For regulated mods, things do not really work differently, as Ohm's Law also applies there. The main thing to consider is that the circuit where the coil is connected to, is decoupled from the actual battery circuit. In most mods, the elecronics will either 'boost' the voltage to a higher level than the battery can provide, or 'buck' it to a level that is lower than what the battery provides. The actual voltage used across the coil should not really concern you, but it is generally limited by what the mod's circuitry can provide.

The main difference here is that we typically dial in the required 'power' that we want, and the mod will scale the voltage applied to the coil to suit it's internals, and the actual resistance of the coil. In theory, we have 2 seperate circuits :
Circuit A is the main battery and the power it provides to the electronic 'load'. 
Circuit B is the 'electronic battery' of the step up/down circuitry, and the power it provides to your coil.
(Keep in mind that there is some power loss in the voltage conversion from A to B, but we'll assume a perfect world with no power loss for this one)

In your case, for the coil or Circuit B, the mod states 4.71v, 0.74 Ohm and 30 Watts. Bear in mind that the 4.71v is not directly supplied from your battery, but by the electronics that is now 'boosting' the voltage to Circuit B.
We can determine the current draw for circuit B, but it will not be the same as the actual current draw from the battery, which can only provide 4.2v.
As mentioned elsewhere, the current draw in Circuit B would be 4.71 / 0.74 = 6.365 A.
Double-checking that against the Wattage dialed in : P = 4.71 x 6.365 = 29.98 W, so it's dang close.
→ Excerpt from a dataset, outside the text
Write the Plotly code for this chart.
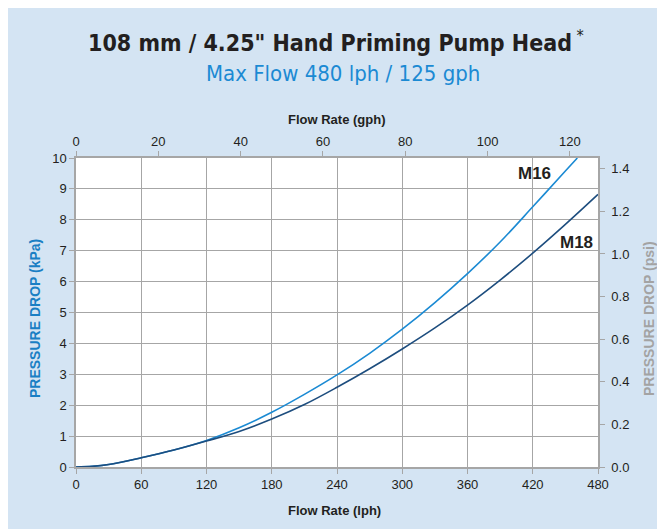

Using the given 30W of power provided, and the 4.2v of an assumed fresh battery, you can now determine the current draw from Circuit A, which is from your battery:
P = V x I, so I would be P / V - thus I = 30 / 4.2 = 7.1A from the 4.2v battery. ( Well within the battery's scope )

What most people forget, is that the Current in Circuit B (coil) remains constant to supply the same 30W, but it would actually increase in Circuit A as your battery voltage level drops. Take a 3.5v battery in the same mod:
P = V x I, so I would be P / V - thus I = 30 / 3.5 = 8.57A from the 3.5v battery. ( Also well within the battery's scope )

If there is a typical 5% power loss in the step up / step down circuit, the current drawn from a 3.5v battery would actually be 9A. A far cry from the original 7.1A for a fresh battery, and this is only 30W.

60W would be 14A off of a full battery in a perfect world, but realistically closer to 18A off of a 3.5v battery.
This is why manufacturers state to use high-drain batteries, to safely accommodate the current increase at lower battery voltage levels.

Most mods will warn if the battery is too low to supply the required power for circuit B. They also warn if the atomizer is low or shorted and has all the required intelligence for circuit B, but zilch is ever mentioned for 'Circuit A' apart from incorrect polarity protection.
I can only assume that the current draw from the batteries in most regulated mods are in all likelyhood not monitored or limited by an intelligent electronic cut-out. Some may have fuses but that would be it.

Reactions: Like 2 | Winner 4 | Informative 2


----------



## DougP (12/9/18)

Kuhlkatz said:


> @Blends Of Distinction, as a 'short' reassurance, using high(er) drain batteries in a regulated mod is more than sufficient for vaping at 30W, no matter what the coil resistance is, or what the coil voltage is that is displayed by the mod.
> Nearing the limits of the 75-80w for 18650 or 100W for 2x700 mods is more of a concern, and a dual battery mod would be far safer if you vape at around 80%+ of these limits.
> 
> 
> ...



Wow thankx for that. 
That was very detailed yet easy to read and understand. The time and effort you put into this response is sincerely appreciated.
l am sure a lot of folks will benefit from your answer.


I love this forum 

There is so many knowledgeable people in here, so much information that one can access and just such a nice friendly bunch of helpful people who are always willing to help and impart their knowledge

Reactions: Like 3 | Thanks 1


----------



## Silver (15/9/18)

Kuhlkatz said:


> @Blends Of Distinction, as a 'short' reassurance, using high(er) drain batteries in a regulated mod is more than sufficient for vaping at 30W, no matter what the coil resistance is, or what the coil voltage is that is displayed by the mod.
> Nearing the limits of the 75-80w for 18650 or 100W for 2x700 mods is more of a concern, and a dual battery mod would be far safer if you vape at around 80%+ of these limits.
> 
> 
> ...



Excellent explanation @Kuhlkatz !
Thanks!


----------